Older DTN's data interface problem
Incident Report for CU Boulder RC
Resolved
All new production has been moved to the new DTN nodes, including all names including dtn.rc.colorado.edu, dtn.rc.int.colorado.edu, dtn-data.rc.int.colorado.edu, and dtn-new-data.rc.int.colorado.edu. As such, we are closing this incident. Some globus shared endpoints are still using the legacy DTN nodes, but migrating shared endpoints to the new nodes requires coordination with the endpoint owners. We will be scheduling a date for shutdown of the legacy DTN, after which such shared endpoints will stop working; but we will still be able to migrate them after-the-fact.
Posted Mar 03, 2021 - 12:23 MST
Monitoring
We may have found the reason why the data interfaces of the older DTN's aren't working as expected.

We've informed that a workaround (until we have the new nodes tested) is to use dtn02.rc.colorado.edu that right now relies on other network interfaces. But for some reason the connection between dtn02.rc.colorado.edu and other RC nodes are unstable, as noted today.

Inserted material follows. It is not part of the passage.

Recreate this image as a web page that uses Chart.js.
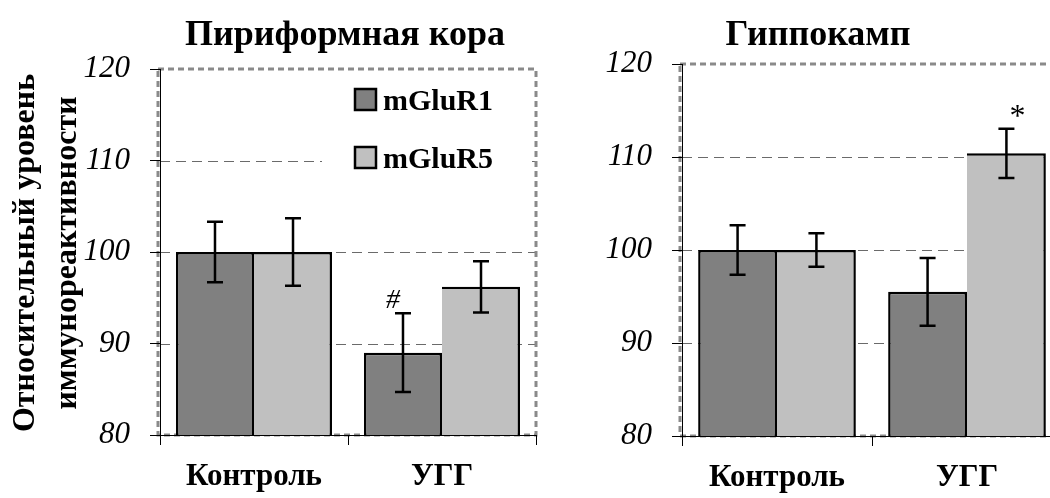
<!DOCTYPE html>
<html>
<head>
<meta charset="utf-8">
<script src="https://cdn.jsdelivr.net/npm/chart.js@4/dist/chart.umd.min.js"></script>
<style>
  html, body { margin: 0; padding: 0; background: #fff; overflow: hidden; width: 1050px; height: 498px; }
  canvas { position: absolute; top: 0; }
  #left { left: 0; }
  #right { left: 560px; }
</style>
</head>
<body>
<canvas id="left" width="560" height="498"></canvas>
<canvas id="right" width="520" height="498"></canvas>
<script>
// ---- data ----
const categories = ['Контроль', 'УГГ'];
const seriesNames = ['mGluR1', 'mGluR5'];

const piriformR1 = [100, 89.0];
const piriformR1Err = [3.3, 4.3];
const piriformR5 = [100, 96.2];
const piriformR5Err = [3.7, 2.8];

const hippoR1 = [100, 95.5];
const hippoR1Err = [2.65, 3.65];
const hippoR5 = [100, 110.4];
const hippoR5Err = [1.8, 2.65];

const yMin = 80, yMax = 120, yStep = 10;
const titles = ['Пириформная кора', 'Гиппокамп'];
const yTitleLines = ['Относительный уровень', 'иммунореактивности'];

// significance marks: [series index, category index, symbol]
const piriformMarks = [[0, 1, '#']];
const hippoMarks = [[1, 1, '*']];

// ---- styling ----
const SERIF = "'Liberation Serif', 'Times New Roman', serif";
const colors = ['#808080', '#c0c0c0'];

const panelDecor = {
  id: 'panelDecor',
  beforeDraw(chart, args, o) {
    const { ctx, chartArea: a } = chart;
    const y = chart.scales.y;
    ctx.save();
    // dashed grid at the inner ticks
    ctx.strokeStyle = '#6a6a6a';
    ctx.lineWidth = 1;
    ctx.setLineDash([10, 6]);
    for (let v = yMin + yStep; v < yMax; v += yStep) {
      const py = Math.round(y.getPixelForValue(v)) + 0.5;
      ctx.beginPath();
      ctx.moveTo(a.left, py);
      ctx.lineTo(a.right, py);
      ctx.stroke();
    }
    // grey dashed frame around the plot area
    ctx.strokeStyle = '#8a8a8a';
    ctx.lineWidth = 3;
    ctx.setLineDash([6, 4]);
    ctx.strokeRect(a.left - 2, a.top, a.right - a.left + 2, a.bottom - a.top);
    ctx.restore();
  },
  afterDatasetsDraw(chart, args, o) {
    const { ctx } = chart;
    const y = chart.scales.y;
    ctx.save();
    // error bars
    ctx.strokeStyle = '#000';
    ctx.lineWidth = 2.5;
    ctx.setLineDash([]);
    chart.data.datasets.forEach((ds, di) => {
      const meta = chart.getDatasetMeta(di);
      meta.data.forEach((bar, ci) => {
        const v = ds.data[ci], e = o.errors[di][ci];
        const x = bar.x;
        const yt = y.getPixelForValue(v + e), yb = y.getPixelForValue(v - e);
        const c = o.capWidth / 2;
        ctx.beginPath();
        ctx.moveTo(x, yt); ctx.lineTo(x, yb);
        ctx.moveTo(x - c, yt); ctx.lineTo(x + c, yt);
        ctx.moveTo(x - c, yb); ctx.lineTo(x + c, yb);
        ctx.stroke();
      });
    });
    // significance marks above error bars
    ctx.fillStyle = '#000';
    ctx.textAlign = 'center';
    ctx.textBaseline = 'alphabetic';
    o.marks.forEach(([di, ci, sym], k) => {
      const bar = chart.getDatasetMeta(di).data[ci];
      const v = chart.data.datasets[di].data[ci] + o.errors[di][ci];
      const st = o.markStyle[k];
      ctx.font = st.font;
      ctx.fillText(sym, bar.x + st.dx, y.getPixelForValue(v) - st.dy);
    });
    ctx.restore();
  },
  afterDraw(chart, args, o) {
    const { ctx } = chart;
    ctx.save();
    ctx.fillStyle = '#000';
    ctx.setLineDash([]);
    // panel title
    ctx.font = 'bold 36px ' + SERIF;
    ctx.textAlign = 'center';
    ctx.textBaseline = 'alphabetic';
    ctx.fillText(o.title, o.titleX, 45);
    // legend
    if (o.legend) {
      const L = o.legend;
      ctx.fillStyle = '#fff';
      ctx.fillRect(L.boxX, L.boxY, L.boxW, L.boxH);
      chart.data.datasets.forEach((ds, i) => {
        const sy = L.y + i * L.gap;
        ctx.fillStyle = ds.backgroundColor;
        ctx.fillRect(L.x, sy, L.size, L.size);
        ctx.strokeStyle = '#000';
        ctx.lineWidth = 2.5;
        ctx.strokeRect(L.x, sy, L.size, L.size);
        ctx.fillStyle = '#000';
        ctx.font = 'bold 30px ' + SERIF;
        ctx.textAlign = 'left';
        ctx.textBaseline = 'alphabetic';
        ctx.fillText(ds.label, L.x + L.size + 7, sy + L.size);
      });
    }
    // rotated two-line axis title
    if (o.yTitle) {
      ctx.font = 'bold 32px ' + SERIF;
      ctx.textAlign = 'center';
      ctx.textBaseline = 'middle';
      o.yTitle.lines.forEach((line, i) => {
        ctx.save();
        ctx.translate(o.yTitle.xs[i], o.yTitle.cy);
        ctx.rotate(-Math.PI / 2);
        ctx.fillText(line, 0, 0);
        ctx.restore();
      });
    }
    ctx.restore();
  }
};

function makePanel(canvasId, r1, r5, errs, marks, deco, box) {
  return new Chart(document.getElementById(canvasId), {
    type: 'bar',
    data: {
      labels: categories,
      datasets: [
        { label: seriesNames[0], data: r1, backgroundColor: colors[0], borderColor: '#000',
          borderWidth: { top: 2.5, left: 2.5, right: 2.5, bottom: 0 } },
        { label: seriesNames[1], data: r5, backgroundColor: colors[1], borderColor: '#000',
          borderWidth: { top: 2.5, left: 0, right: 2.5, bottom: 0 } }
      ]
    },
    options: {
      responsive: false,
      animation: false,
      layout: { padding: { top: box.top, right: box.right, left: 0, bottom: 0 } },
      datasets: { bar: { categoryPercentage: 0.83, barPercentage: 1.0 } },
      scales: {
        x: {
          afterFit(s) { s.height = box.xHeight; },
          grid: { offset: true, drawOnChartArea: false, drawTicks: true, tickLength: 10, tickColor: '#000', tickWidth: 1 },
          border: { display: true, color: '#000', width: 1 },
          ticks: { color: '#000', padding: 13, font: { family: SERIF, size: 31, weight: 'bold' } }
        },
        y: {
          min: yMin, max: yMax,
          afterFit(s) { s.width = box.yWidth; },
          grid: { drawOnChartArea: false, drawTicks: true, tickLength: 10, tickColor: '#000', tickWidth: 1 },
          border: { display: true, color: '#000', width: 1 },
          ticks: { stepSize: yStep, color: '#000', padding: 20, font: { family: SERIF, size: 31, style: 'italic' } }
        }
      },
      plugins: {
        legend: { display: false },
        tooltip: { enabled: false },
        panelDecor: Object.assign({ errors: errs, marks: marks, capWidth: 16 }, deco)
      }
    },
    plugins: [panelDecor]
  });
}

makePanel('left', piriformR1, piriformR5, [piriformR1Err, piriformR5Err], piriformMarks, {
  title: titles[0], titleX: 345,
  markStyle: [{ dx: -10, dy: 5, font: 'italic 28px ' + SERIF }],
  legend: { boxX: 322, boxY: 73, boxW: 210, boxH: 124, x: 355, y: 89, size: 21, gap: 58 },
  yTitle: { lines: yTitleLines, xs: [26, 68], cy: 253 }
}, { top: 69, right: 24, yWidth: 160, xHeight: 63 });

makePanel('right', hippoR1, hippoR5, [hippoR1Err, hippoR5Err], hippoMarks, {
  title: titles[1], titleX: 258,
  markStyle: [{ dx: 11, dy: 3, font: '32px ' + SERIF }],
  legend: null,
  yTitle: null
}, { top: 64, right: 18, yWidth: 122, xHeight: 62 });
</script>
</body>
</html>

We are close to complete the transition of users to the new nodes, after testing FTP and sshfs services. A message with the current status of this transition will be ent very shortly via rc-news@colorado.edu.
Posted Feb 10, 2021 - 11:13 MST
Investigating
There is a problem affecting the data interface of our older data transfer nodes.
We can't reach other hosts on the RC data network with those interfaces. As such Beegfs PL/active fails to mount on those nodes as well as summit scratch, etc.

User who use sshfs and ftp via dtn.rc.colorado.edu or dtn-data.rc.int.colorado.edu are affected by this issue as well.

Those nodes are specifically dtn01.rc.colorado.edu and dtn02.rc.colorado.edu.
Some services are still running on dtn02 because the data interface was brought down and the management interface is serving the traffic used by those services. So you may want to use specifically dtn02.rc.colorado.edu when doing a rsync or using ftp or sshfs.

We are prioritizing the work that still needs to be completed for the new data transfer nodes in order to decommission dtn01 and dtn02. That will take possibly more than a week. But we should be able to move users to the new nodes within a week while we continue to finalize all the tasks we had identified for the new nodes. Users will be contacted by email.

If you have any questions, please write to us at rc-help@colorado.edu.
Posted Feb 05, 2021 - 10:34 MST
This incident affected: Research Computing Core.